Aun así, salvo aquellos que se dedican a atender a las víctimas, casi todo el mundo contempla lo ocurrido desde su pantalla de televisión o de ordenador. Por desgracia, yo he tenido oportunidad de saber lo que se siente desde la condición de víctima, ya que mi padre iba en el avión que arrasó la ladera del monte Oíz (Vizcaya), el 19 de febrero de 1985. Me acuerdo que tenía la sensación de estar en medio de una película de terror, como si la realidad no fuera la que era.

En el caso de mi padre, no había posibilidad alguna de que alguien hubiera sobrevivido, así que asumí pronto que no volvería a verle. Tras la confusión inicial, llega el dolor. Un dolor que no tiene explicación, que te llega sin que nadie te haya preparado para afrontarlo. En los primeros días, estás tan rodeado de gente que intenta ayudarte, que no te da apenas tiempo a enfrentarte a lo que ha sucedido. Pero pronto llega el silencio. Y entonces quedas tú y la pena. Tú y el dolor. Tú y la cruz. Si tienes la suerte de tener fe, puedes agarrarte a ella, pero ni siquiera la fe te evita la sensación de que tu vida se ha partido en dos y ya nunca será igual.
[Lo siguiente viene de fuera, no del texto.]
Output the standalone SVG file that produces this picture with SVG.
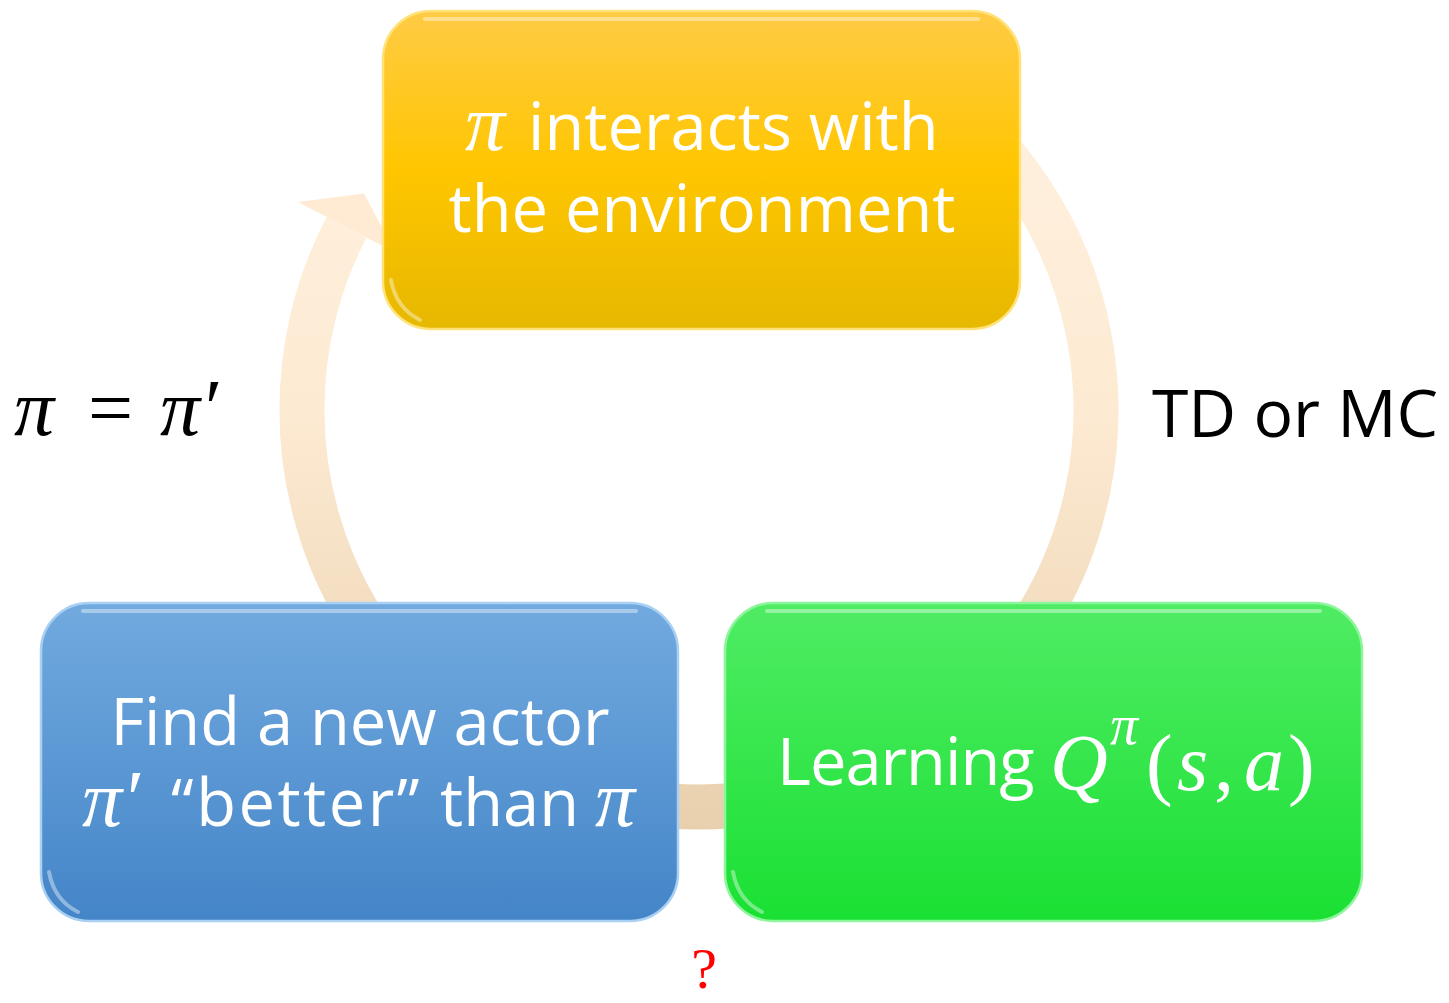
<svg xmlns="http://www.w3.org/2000/svg" width="1449" height="1003" viewBox="0 0 1449 1003">
<style>
.t{font-family:"Open Sans","Liberation Sans",sans-serif;font-size:65px;fill:#fff}
.m{font-family:"Liberation Serif","DejaVu Serif",serif;font-style:italic;font-size:80px}
.mu{font-family:"Liberation Serif","DejaVu Serif",serif;font-style:normal;font-size:80px}
.lbl{font-family:"Open Sans","Liberation Sans",sans-serif;font-size:66px;fill:#000}
.gl{fill:none;stroke:#fff;stroke-opacity:0.4;stroke-width:4;stroke-linecap:round}
</style>
<defs>
<linearGradient id="ringG" gradientUnits="userSpaceOnUse" x1="0" y1="0" x2="0" y2="830">
<stop offset="0" stop-color="#FFF3E4"/><stop offset="0.5" stop-color="#FDEAD2"/><stop offset="1" stop-color="#E8D0AE"/>
</linearGradient>
<linearGradient id="yG" x1="0" y1="0" x2="0" y2="1">
<stop offset="0" stop-color="#FFCB45"/><stop offset="0.5" stop-color="#FFC600"/><stop offset="1" stop-color="#E6B800"/>
</linearGradient>
<linearGradient id="bG" x1="0" y1="0" x2="0" y2="1">
<stop offset="0" stop-color="#72AADF"/><stop offset="1" stop-color="#4485C8"/>
</linearGradient>
<linearGradient id="gG" x1="0" y1="0" x2="0" y2="1">
<stop offset="0" stop-color="#50EC64"/><stop offset="1" stop-color="#1AE033"/>
</linearGradient>
</defs>
<g id="connectors">
<path d="M 926.7 84.8 A 397 397 0 1 1 346.5 227.3" fill="none" stroke="url(#ringG)" stroke-width="45"/>
<polygon points="297.7,202 364,193.6 395.3,252.6" fill="#FFEBD4"/>
</g>
<g id="node-interact">
<rect x="383" y="11" width="637" height="318" rx="48" fill="url(#yG)" stroke="#FFE27A" stroke-width="2.5"/>
<path class="gl" d="M 425 19 L 978 19"/>
<path class="gl" d="M 391 280 Q 396 308 420 320"/>
<text class="t" x="528" y="150">interacts with</text>
<text class="m" x="465" y="150" fill="#fff">π</text>
<text class="t" x="702" y="232" text-anchor="middle">the environment</text>
</g>
<g id="node-find">
<rect x="41" y="603" width="637" height="318" rx="48" fill="url(#bG)" stroke="#A9D0F2" stroke-width="2.5"/>
<path class="gl" d="M 83 611 L 636 611"/>
<path class="gl" d="M 49 872 Q 54 900 78 912"/>
<text class="t" x="360" y="745" text-anchor="middle">Find a new actor</text>
<text class="m" x="82" y="826" fill="#fff">π′</text>
<text class="t" x="171" y="826" letter-spacing="2.5">“better”</text>
<text class="t" x="440" y="826">than</text>
<text class="m" x="595" y="826" fill="#fff">π</text>
</g>
<g id="node-learn">
<rect x="725" y="603" width="637" height="318" rx="48" fill="url(#gG)" stroke="#8DF59B" stroke-width="2.5"/>
<path class="gl" d="M 767 611 L 1320 611"/>
<path class="gl" d="M 733 872 Q 738 900 762 912"/>
<text class="t" x="777" y="785" letter-spacing="-1">Learning</text>
<text fill="#fff"><tspan class="m" x="1050" y="790">Q</tspan><tspan class="m" x="1110" y="744" style="font-size:56px">π</tspan><tspan class="mu" x="1146" y="790">(</tspan><tspan class="m" x="1177" y="790">s</tspan><tspan class="mu" x="1214" y="790">,</tspan><tspan class="m" x="1244" y="790">a</tspan><tspan class="mu" x="1288" y="790">)</tspan></text>
</g>
<g id="labels">
<text class="m" x="14" y="435" fill="#000">π</text>
<text class="mu" x="88" y="435" fill="#000">=</text>
<text class="m" x="160" y="435" fill="#000">π′</text>
<text class="lbl" x="1152" y="437">TD or MC</text>
<text x="704" y="988" text-anchor="middle" font-family="Liberation Serif, serif" font-size="58" fill="#FF0000">?</text>
</g>
</svg>
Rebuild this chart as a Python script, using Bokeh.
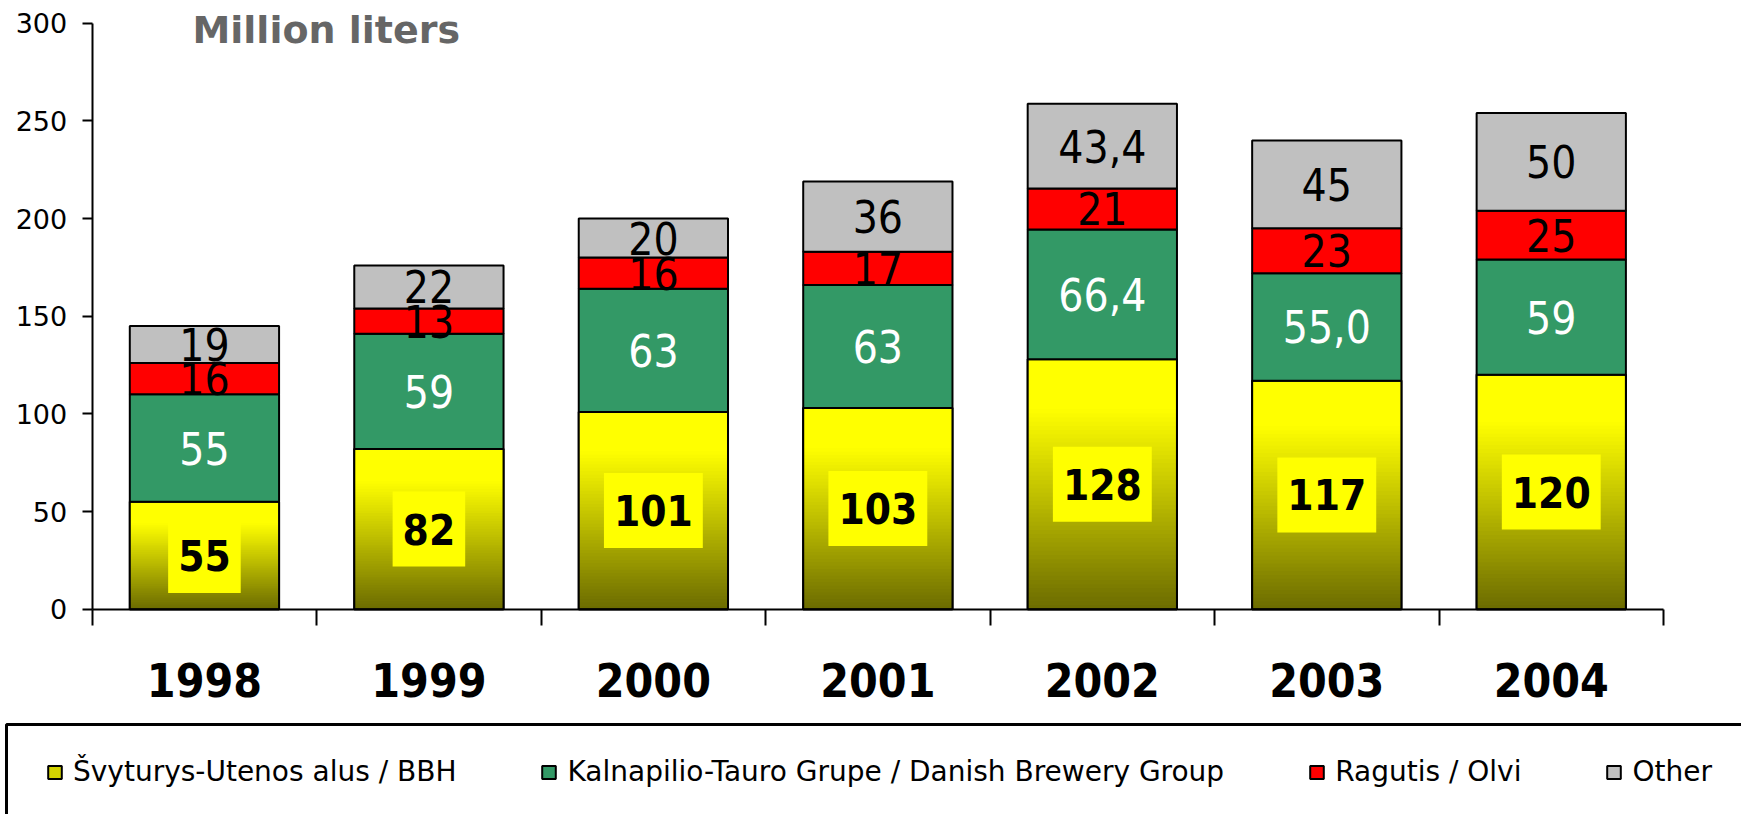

A quienes hemos pasado por estas circunstancias nos resulta fácil ponernos en el lugar de quienes ayer han perdido un ser querido en el tren que estaba a punto de llegar a Santiago de Compostela procedente de Madrid. Sabemos que ahora viven en una especie de nube, en una pesadilla de la que querrían despertar. Toda muestra de cariño es poca. Toda palabra de consuelo parece irse por el sumidero del alma. Y sin embargo, es necesario que les rodeemos, que les hagamos ver que no están solos, que sus lágrimas son nuestras lágrimas, que su pena es nuestra pena.

Como cristianos sabemos que esta vida no es el final. Es imprescindible que pidamos al Señor por las almas de todos los fallecidos. Sólo Él sabe cuántos estaban en gracia en el momento de su muerte. Pero podemos rogarle que concediera un último instante de lucidez a quienes estaban alejados de la fe para que pudieran arrepentirse y así ser salvos. Dios toma en cuenta con anticipación las oraciones que sabe que le vamos a hacer. No dejemos, pues, de rezar por los que ya han dejado esta vida. Y, por supuesto, debemos rogarle para que se haga presente en aquellos que lloran a sus seres queridos. La Iglesia es hoy la mensajera del consuelo del Señor para ellos.

Acabo con dos últimas reflexiones. Entiendo que los medios de comunicación han de hacer su trabajo. Pero deben saber que la proliferación de las imágenes de estos accidentes no ayuda precisamente a las familias que los sufren. Deberían autolimitarse lo más posible. Ya sabemos todos que los vagones de los trenes han quedado muy mal. Pero no tenemos necesidad alguna de ver los muertos tirados por el suelo.

Y por último, destacar la avalancha de fraternidad del pueblo gallego, que ayer se volcó en masa para ir a donar sangre para los heridos. A veces parece que es necesario que ocurran desgracias para constatar que la luz de Cristo ilumina el corazón de las personas y estas responden con un sí a la llamada del samaritano que está tirado en la cuneta esperando que alguien le eche una mano. Es decir, incluso en medio de la muerte, la vida resplandece. En medio del dolor, el amor triunfa. En medio de la desgracia, surge la esperanza que nos hace pensar que no todo está perdido en esta sociedad.